Long is also a member of the CDC’s Advisory Committee on Immunization Practices, where she has been reviewing the trial data and helping to make recommendations on how the vaccines should be used. She continued: "There are real virus control reasons, there are real societal reasons and there are economic reasons, because if children can’t go to school, people can’t work."
O’Leary said children as young as 6 months, which is the youngest age that Moderna plans to test, can get vaccinated so long as trial data shows the vaccines to be safe and effective. Infants under 6 months are likely to be protected by antibodies transferred through the placenta if the pregnant mother is vaccinated, he added.
Some pediatricians and infectious disease experts said they were eager for pediatric studies to move faster.
"My understanding is that the entity formerly known as Operation Warp Speed had a lot of involvement with those adult trials, but with pediatric clinical trials, they’re not having the same degree of involvement," O’Leary said. "So it’s more up to the manufacturers, and from my perspective, these manufacturers don’t have the financial incentive to conduct these trials with the same urgency that they did with the adult trials."
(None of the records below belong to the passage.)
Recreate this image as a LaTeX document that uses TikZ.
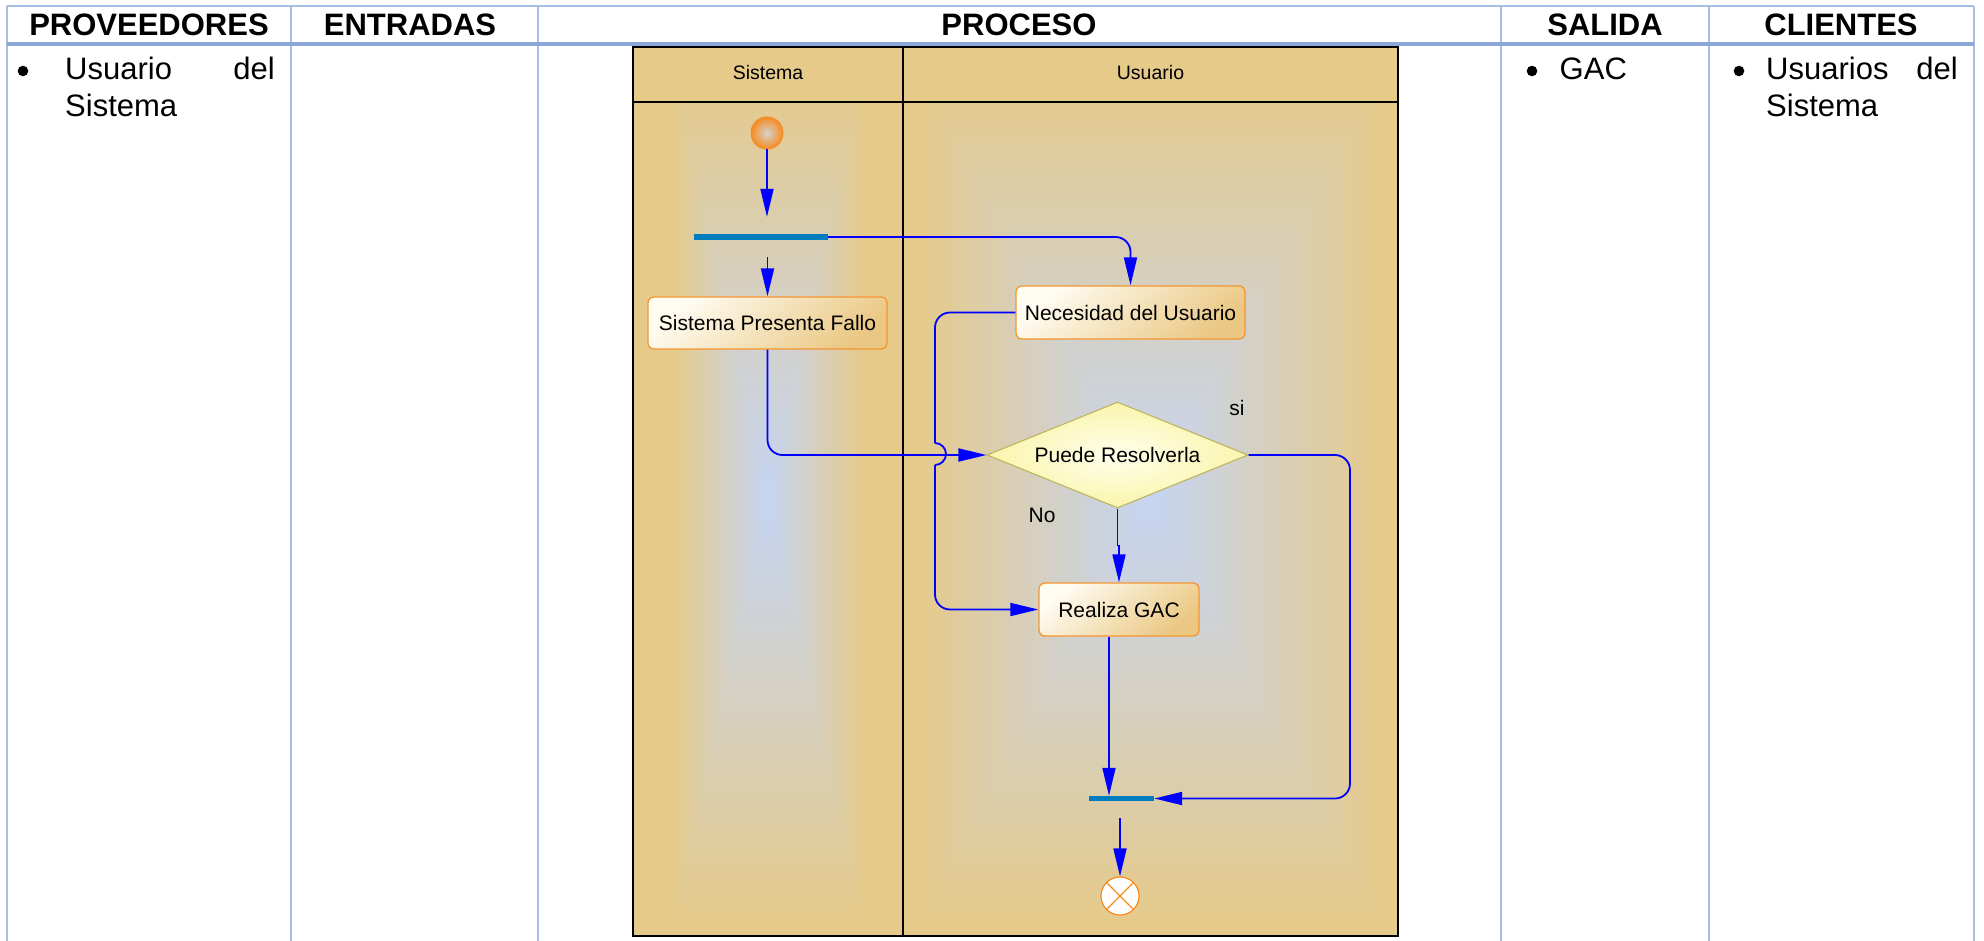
\documentclass[tikz,border=0pt]{standalone}
\usepackage{fontspec}
\setmainfont{Liberation Sans}
\usetikzlibrary{shapes.geometric,arrows.meta,calc}

% table colours
\definecolor{tableline}{RGB}{166,190,228}
\definecolor{tablehead}{RGB}{140,168,216}
% swimlane colours
\definecolor{lanetan}{RGB}{230,202,137}
% activity colours
\definecolor{boxlight}{RGB}{255,252,242}
\definecolor{boxdark}{RGB}{234,200,132}
\definecolor{boxorange}{RGB}{245,150,50}
\definecolor{decin}{RGB}{255,255,236}
\definecolor{decout}{RGB}{250,245,172}
\definecolor{decborder}{RGB}{190,180,95}
\definecolor{barblue}{RGB}{0,125,190}
\definecolor{flowblue}{RGB}{0,0,255}
\definecolor{startorange}{RGB}{245,140,35}
\definecolor{startcore}{RGB}{214,210,205}

% Rectangular glow: light blue core fading out to tan at the lane borders.
% The shaded path covers the central 25bp..75bp square of the shading.
% t = max(kx*|x|, ky*|y|) in normalised coordinates, colour = mix(blue, tan, t).
\pgfdeclarefunctionalshading{glowsis}{\pgfpointorigin}{\pgfpoint{100bp}{100bp}}{}{
  51.25 sub abs 25 div 0.97 mul
  exch 50 sub abs 25 div 1.4 mul
  2 copy lt {exch} if pop
  dup 1 gt {pop 1} if
  dup dup
  -0.416 mul 0.953 add
  3 1 roll
  -0.043 mul 0.835 add
  exch
  0.126 mul 0.776 add
  3 1 roll
  exch
}
\pgfdeclarefunctionalshading{glowusu}{\pgfpointorigin}{\pgfpoint{100bp}{100bp}}{}{
  51.25 sub abs 25 div 0.97 mul
  exch 50 sub abs 25 div 1.05 mul
  2 copy lt {exch} if pop
  dup 1 gt {pop 1} if
  dup dup
  -0.416 mul 0.953 add
  3 1 roll
  -0.043 mul 0.835 add
  exch
  0.126 mul 0.776 add
  3 1 roll
  exch
}

\newcommand\hdrfont{\fontsize{31}{37}\selectfont\bfseries}
\newcommand\bodyfont{\fontsize{31}{37}\selectfont}
\newcommand\actfont{\fontsize{21}{25}\selectfont}
\newcommand\lanefont{\fontsize{19.5}{23}\selectfont}

\tikzset{
  hdr/.style={anchor=base, inner sep=0pt, font=\hdrfont},
  bodyw/.style={anchor=base west, inner sep=0pt, font=\bodyfont},
  bodye/.style={anchor=base east, inner sep=0pt, font=\bodyfont},
  lanelbl/.style={inner sep=0pt, font=\lanefont},
  lbl/.style={inner sep=0pt, font=\actfont},
  act/.style={draw=boxorange, line width=1.3pt, rounded corners=6pt,
    top color=boxlight, bottom color=boxdark, shading angle=40,
    inner sep=0pt, font=\actfont},
  decision/.style={diamond, aspect=2.46, draw=decborder, line width=1.1pt,
    inner color=decin, outer color=decout, inner sep=0pt,
    minimum width=261pt, minimum height=106pt, font=\actfont},
  bar/.style={fill=barblue, draw=none, inner sep=0pt},
  startdot/.style={circle, minimum size=32pt, inner sep=0pt, draw=startorange,
    line width=1pt, inner color=startcore, outer color=startorange},
  enddot/.style={circle, minimum size=38pt, inner sep=0pt, draw=startorange,
    line width=1.2pt, fill=white},
  flowline/.style={draw=flowblue, line width=1.8pt},
  flow/.style={flowline, -{Triangle[length=28pt,width=13pt]}},
  lanebox/.style={draw=black, line width=2pt},
}

\begin{document}
\begin{tikzpicture}[x=1pt,y=-1pt]
\useasboundingbox (0,0) rectangle (1984,941);
\fill[white] (0,0) rectangle (1984,941);

% ---- table grid ----
\draw[tableline, line width=2.2pt] (7,6) -- (1974,6);
\foreach \cx in {7,291,538,1501,1709,1974}
  \draw[tableline, line width=2.2pt] (\cx,6) -- (\cx,941);
\draw[tablehead, line width=4pt] (7,44.5) -- (1974,44.5);

% ---- column headings ----
\node[hdr] (hprov) at (149,36) {PROVEEDORES};
\node[hdr] (hent) at (410,36) {ENTRADAS};
\node[hdr] (hproc) at (1019,36) {PROCESO};
\node[hdr] (hsal) at (1605,36) {SALIDA};
\node[hdr] (hcli) at (1841,36) {CLIENTES};

% ---- cell contents ----
\fill (23,71) circle (5.3);
\node[bodyw] (prov1) at (65,80) {Usuario};
\node[bodye] (prov2) at (275,80) {del};
\node[bodyw] (prov3) at (65,117) {Sistema};

\fill (1532,71) circle (5.3);
\node[bodyw] (sal1) at (1559.5,80) {GAC};

\fill (1739,71) circle (5.3);
\node[bodyw] (cli1) at (1766,80) {Usuarios};
\node[bodye] (cli2) at (1958,80) {del};
\node[bodyw] (cli3) at (1766,117) {Sistema};

% ---- swimlanes ----
\fill[lanetan] (633,47) rectangle (1398,102);
\shade[shading=glowsis] (633,102) rectangle (903,936);
\shade[shading=glowusu] (903,102) rectangle (1398,936);
\draw[lanebox] (633,47) rectangle (1398,936);
\draw[lanebox] (903,47) -- (903,936);
\draw[lanebox] (633,102) -- (1398,102);
\node[lanelbl] (lsis) at (768,73) {Sistema};
\node[lanelbl] (lusu) at (1150.5,73) {Usuario};

% ---- activity nodes ----
\node[startdot] (start) at (767,133) {};
\node[bar, minimum width=134pt, minimum height=6pt] (fork) at (761,237) {};
\node[act, minimum width=239pt, minimum height=52pt] (spf) at (767.5,323) {Sistema Presenta Fallo};
\node[act, minimum width=229pt, minimum height=53pt] (nec) at (1130.5,312.5) {Necesidad del Usuario};
\node[decision] (dec) at (1117.5,455) {Puede Resolverla};
\node[act, minimum width=160pt, minimum height=53pt] (gac) at (1119,609.5) {Realiza GAC};
\node[bar, minimum width=65pt, minimum height=5pt] (join) at (1121.5,798.5) {};
\node[enddot] (end) at (1120,896) {};
\draw[startorange, line width=1.2pt] (end.north west) -- (end.south east)
  (end.north east) -- (end.south west);

\node[lbl] (si) at (1237,408) {si};
\node[lbl] (no) at (1042,515) {No};

% line hop where the "Necesidad" flow crosses the flow into the decision
\coordinate (hopT) at (935,443);
\coordinate (hopB) at (935,465);
\coordinate (rail) at (1350,620);

% ---- control flows ----
\draw[flow, shorten >=17pt] (start.south) -- (start.south |- fork.north);
\draw[flow, shorten <=17pt] (fork.south -| spf.north) -- (spf.north);
\draw[flow, rounded corners=15pt] (fork.east) -| (nec.north);
\draw[flow, rounded corners=15pt] (spf.south) |- (dec.west);
\draw[flowline, rounded corners=15pt] (nec.west) -| (hopT);
\draw[flowline] (hopT) arc[start angle=-90, end angle=90, radius=11];
\draw[flow, rounded corners=15pt] (hopB) |- (gac.west);
\draw[flow] (dec.south) -- ++(0,37) -| (gac.north);
\draw[flow, rounded corners=15pt] (dec.east) -| (rail) |- (join.east);
\draw[flow] ([xshift=-10pt]gac.south) -- ([xshift=-10pt]gac.south |- join.north);
\draw[flow, shorten <=17pt] (join.south -| end.north) -- (end.north);
\end{tikzpicture}
\end{document}
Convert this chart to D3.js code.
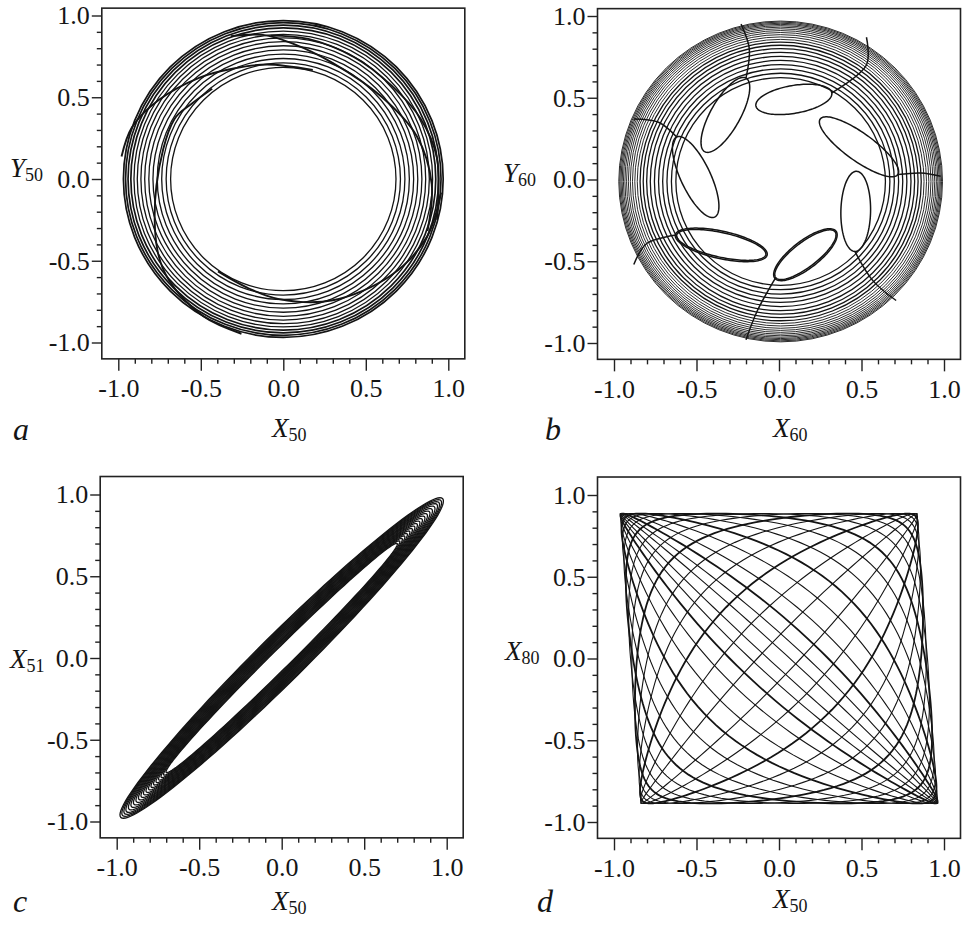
<!DOCTYPE html>
<html lang="en">
<head>
<meta charset="UTF-8" />
<title>Phase portraits a-d</title>
<script src="https://d3js.org/d3.v7.min.js"></script>
<style>
  body { margin: 0; background: #fff; }
  svg { display: block; }
  text { font-family: "Liberation Serif", "Times New Roman", serif; fill: #151515; }
  .tick text { font-size: 26px; }
  .tick line, .minor line { stroke: #222; stroke-width: 1.4px; }
  .frame { fill: none; stroke: #222; stroke-width: 1.6px; }
  .orbit { fill: none; stroke: #141414; }
</style>
</head>
<body>
<svg id="chart" width="965" height="927"></svg>
<script>
// ---- data ----
var tickValues = [-1, -0.5, 0, 0.5, 1];
var tickLabels = ["-1.0", "-0.5", "0.0", "0.5", "1.0"];
var minorTicks = [-0.9, -0.8, -0.7, -0.6, -0.4, -0.3, -0.2, -0.1, 0.1, 0.2, 0.3, 0.4, 0.6, 0.7, 0.8, 0.9];

// a: rings of the X50/Y50 orbit and the spiral jumps between them ([angle deg, radius])
var ringsA = [0.683, 0.71, 0.737, 0.764, 0.79, 0.815, 0.84, 0.863, 0.885, 0.905, 0.924, 0.941, 0.956, 0.969];
var spiralsA = [
  [[172, 0.99], [161, 0.97], [148, 0.9], [129, 0.8], [114, 0.74], [98, 0.707], [75, 0.69]],
  [[128, 0.70], [140, 0.72], [151, 0.755], [183, 0.77], [210, 0.88], [222, 0.93], [240, 0.97], [255, 0.98]],
  [[110, 0.93], [98, 0.89], [86, 0.83], [67, 0.77], [40, 0.78], [18, 0.85], [-2, 0.9], [-20, 0.93]],
  [[95, 0.88], [80, 0.87], [60, 0.86], [41, 0.87], [24, 0.91], [8, 0.94], [-15, 0.965]],
  [[235, 0.69], [252, 0.7], [268, 0.735], [292, 0.8], [318, 0.88], [338, 0.94], [355, 0.96]]
];

// b: rings of the X60/Y60 orbit and the seven inward loops
var centerB = [0.01, -0.012];
var ringsB = [0.635, 0.662, 0.689, 0.715, 0.74, 0.765, 0.79, 0.812, 0.833, 0.852, 0.869, 0.884,
              0.898, 0.911, 0.923, 0.934, 0.944, 0.953, 0.961, 0.968, 0.975, 0.981];
var loopTipsB    = [[-0.45, 0.17], [-0.14, 0.45], [0.25, 0.37], [0.47, 0.05], [0.34, -0.32], [-0.08, -0.46], [-0.39, -0.23]];
var loopBasesB   = [[-0.2, 0.62], [0.32, 0.53], [0.72, 0.03], [0.46, -0.44], [-0.02, -0.6], [-0.62, -0.34], [-0.62, 0.26]];
var loopWidthsB  = [0.09, 0.085, 0.085, 0.09, 0.075, 0.075, 0.09];
var loopPassesB  = [1, 1, 1, 1, 2, 2, 1];
var tailMidsB    = [[-0.18, 0.8], [0.53, 0.7], [0.86, 0.04], [0.57, -0.62], [-0.13, -0.8], [-0.8, -0.39], [-0.73, 0.35]];
var tailEndsB    = [[-0.23, 0.95], [0.53, 0.87], [0.98, 0.02], [0.71, -0.74], [-0.2, -0.98], [-0.88, -0.52], [-0.88, 0.37]];

// c: X50/X51 ellipses along the diagonal (tip position, half-width across the diagonal)
var tipsC   = [0.70, 0.715, 0.73, 0.745, 0.76, 0.775, 0.79, 0.805, 0.82, 0.835, 0.85, 0.865, 0.88, 0.895, 0.91, 0.925, 0.94, 0.952, 0.964, 0.975];
var widthsC = [0.057, 0.061, 0.066, 0.07, 0.075, 0.079, 0.083, 0.088, 0.092, 0.097, 0.101, 0.106, 0.11, 0.115, 0.119, 0.124, 0.128, 0.133, 0.138, 0.142];

// d: X50/X80 loops, phase lag between the two sites (degrees)
var phasesD = [6, 17, 29, 41, 53, 66, 79, 92, 105, 117, 129, 140, 150, 159, 166, 172, 177];

// ---- layout ----
var svg = d3.select("#chart");
var panels = [
  {key: "a", left: 118.3, top: 15.5, yTop: 1.045, xl: ["X", "50"], yl: ["Y", "50"],
   xlx: 272, xly: 437, ylx: 10, yly: 177, lx: 13, ly: 440},
  {key: "b", left: 614, top: 16, yTop: 1.045, xl: ["X", "60"], yl: ["Y", "60"],
   xlx: 773, xly: 437, ylx: 503, yly: 182, lx: 545, ly: 440},
  {key: "c", left: 116.7, top: 494.5, yTop: 1.11, xl: ["X", "50"], yl: ["X", "51"],
   xlx: 272, xly: 910, ylx: 10, yly: 668, lx: 13, ly: 912},
  {key: "d", left: 614, top: 495, yTop: 1.11, xl: ["X", "50"], yl: ["X", "80"],
   xlx: 773, xly: 908, ylx: 505, yly: 660, lx: 537, ly: 912}
];

function label(g, x, y, parts, size) {
  var t = g.append("text").attr("x", x).attr("y", y);
  t.append("tspan").style("font-style", "italic").style("font-size", size + "px").text(parts[0]);
  t.append("tspan").style("font-size", "18px").attr("dy", 4).text(parts[1]);
}

panels.forEach(function (p) {
  var x = d3.scaleLinear().domain([-1, 1]).range([p.left, p.left + 330]);
  var y = d3.scaleLinear().domain([1, -1]).range([p.top, p.top + 327]);
  p.x = x; p.y = y;
  var g = svg.append("g").attr("class", "panel-" + p.key);
  p.g = g;

  g.append("rect").attr("class", "frame")
    .attr("x", x(-1.1)).attr("y", y(p.yTop))
    .attr("width", x(1.1) - x(-1.1)).attr("height", y(-1.1) - y(p.yTop));

  var left = g.append("g").attr("transform", "translate(" + x(-1.1) + ",0)")
    .call(d3.axisLeft(y).tickValues(tickValues).tickSize(10).tickPadding(2)
      .tickFormat(function (d, i) { return tickLabels[i]; }));
  left.select(".domain").remove();
  g.append("g").attr("class", "minor").attr("transform", "translate(" + x(-1.1) + ",0)")
    .call(d3.axisLeft(y).tickValues(minorTicks).tickSize(5).tickFormat(""))
    .select(".domain").remove();

  var bottom = g.append("g").attr("transform", "translate(0," + y(-1.1) + ")")
    .call(d3.axisBottom(x).tickValues(tickValues).tickSize(12).tickPadding(8)
      .tickFormat(function (d, i) { return tickLabels[i]; }));
  bottom.select(".domain").remove();
  g.append("g").attr("class", "minor").attr("transform", "translate(0," + y(-1.1) + ")")
    .call(d3.axisBottom(x).tickValues(minorTicks).tickSize(5).tickFormat(""))
    .select(".domain").remove();
  g.selectAll("g").attr("font-family", "Liberation Serif, serif");
  g.selectAll(".tick text").attr("fill", "#151515");
  g.selectAll(".tick line").attr("stroke", "#222");

  label(g, p.xlx, p.xly, p.xl, 27);
  label(g, p.ylx, p.yly, p.yl, 27);
  g.append("text").attr("x", p.lx).attr("y", p.ly)
    .style("font-style", "italic").style("font-size", "32px").text(p.key);
});

function lineIn(p, curve) {
  return d3.line().x(function (d) { return p.x(d[0]); })
    .y(function (d) { return p.y(d[1]); }).curve(curve || d3.curveLinear);
}
var steps = d3.range(0, 361, 3).map(function (a) { return a * Math.PI / 180; });

// ---- a ----
(function () {
  var p = panels[0];
  p.g.selectAll("ellipse.ring").data(ringsA).join("ellipse")
    .attr("class", "orbit ring")
    .attr("cx", p.x(0)).attr("cy", p.y(0))
    .attr("rx", function (r) { return p.x(r) - p.x(0); })
    .attr("ry", function (r) { return p.y(0) - p.y(r); })
    .attr("stroke-width", function (r, i) { return i > 9 ? 1.7 : 1.3; });
  var polar = lineIn(p, d3.curveCatmullRom);
  p.g.selectAll("path.spiral").data(spiralsA).join("path")
    .attr("class", "orbit spiral").attr("stroke-width", 1.9)
    .attr("d", function (pts) {
      return polar(pts.map(function (q) {
        var a = q[0] * Math.PI / 180;
        return [q[1] * Math.cos(a), q[1] * Math.sin(a)];
      }));
    });
})();

// ---- b ----
(function () {
  var p = panels[1];
  p.g.selectAll("ellipse.ring").data(ringsB).join("ellipse")
    .attr("class", "orbit ring")
    .attr("cx", p.x(centerB[0])).attr("cy", p.y(centerB[1]))
    .attr("rx", function (r) { return p.x(r) - p.x(0); })
    .attr("ry", function (r) { return p.y(0) - p.y(r); })
    .attr("stroke", "#262626")
    .attr("stroke-width", function (r) { return r > 0.86 ? 0.9 : 1.3; });
  var closed = lineIn(p, d3.curveLinearClosed);
  var open = lineIn(p, d3.curveCatmullRom);
  loopTipsB.forEach(function (tip, i) {
    var base = loopBasesB[i];
    var cx = (tip[0] + base[0]) / 2, cy = (tip[1] + base[1]) / 2;
    var dx = tip[0] - base[0], dy = tip[1] - base[1];
    var L = Math.sqrt(dx * dx + dy * dy);
    var ux = dx / L, uy = dy / L;
    d3.range(loopPassesB[i]).forEach(function (k) {
      var w = loopWidthsB[i] * (1 + 0.12 * k), h = L / 2 * (1 + 0.03 * k);
      var pts = steps.map(function (t) {
        return [cx - ux * h * Math.cos(t) - uy * w * Math.sin(t),
                cy - uy * h * Math.cos(t) + ux * w * Math.sin(t)];
      });
      p.g.append("path").attr("class", "orbit").attr("stroke-width", 1.5).attr("d", closed(pts));
    });
    p.g.append("path").attr("class", "orbit").attr("stroke-width", 1.5)
      .attr("d", open([base, tailMidsB[i], tailEndsB[i]]));
  });
})();

// ---- c ----
(function () {
  var p = panels[2];
  var closed = lineIn(p, d3.curveLinearClosed);
  var s = Math.SQRT1_2;
  p.g.selectAll("path.ell").data(tipsC).join("path")
    .attr("class", "orbit ell").attr("stroke-width", 1.3)
    .attr("d", function (tip, i) {
      var a = tip * Math.SQRT2, b = widthsC[i];
      return closed(steps.map(function (t) {
        var u = a * Math.cos(t), v = b * Math.sin(t);
        return [s * (u - v), s * (u + v)];
      }));
    });
})();

// ---- d ----
(function () {
  var p = panels[3];
  var closed = lineIn(p, d3.curveLinearClosed);
  var k = 1.15, amp = 0.9, skew = 0.07;
  function sat(u) { return amp * Math.tanh(k * u) / Math.tanh(k); }
  var fine = d3.range(0, 360, 2).map(function (a) { return a * Math.PI / 180; });
  p.g.selectAll("path.lis").data(phasesD).join("path")
    .attr("class", "orbit lis").attr("stroke", "#3a3a3a")
    .attr("stroke-width", function (ph, i) { return i % 3 === 2 ? 1.8 : 1.1; })
    .attr("d", function (ph) {
      var f = ph * Math.PI / 180;
      return closed(fine.map(function (t) {
        var yy = sat(Math.cos(t - f)) * 0.985;
        return [sat(Math.cos(t)) - skew * yy, yy];
      }));
    });
})();
</script>
</body>
</html>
Stanford’s Maldonado added that she’s concerned that there’s not as much pressure on the manufacturers to recruit children of diverse backgrounds as there was for the adult trials. "I think it’s important to get those kids in to understand factors around the actual vaccine and also to get buy-in of those communities where we’re seeing more hesitancy. We want to make sure they are feeling comfortable about being represented," she said.
While O’Leary is not as confident as Fauci that we’ll see Pfizer’s data on younger kids by September, he feels very optimistic about the availability of a vaccine in the coming months for kids as young as 12, who tend to get sicker than the younger age group.
"I think that’s a really big deal," he said.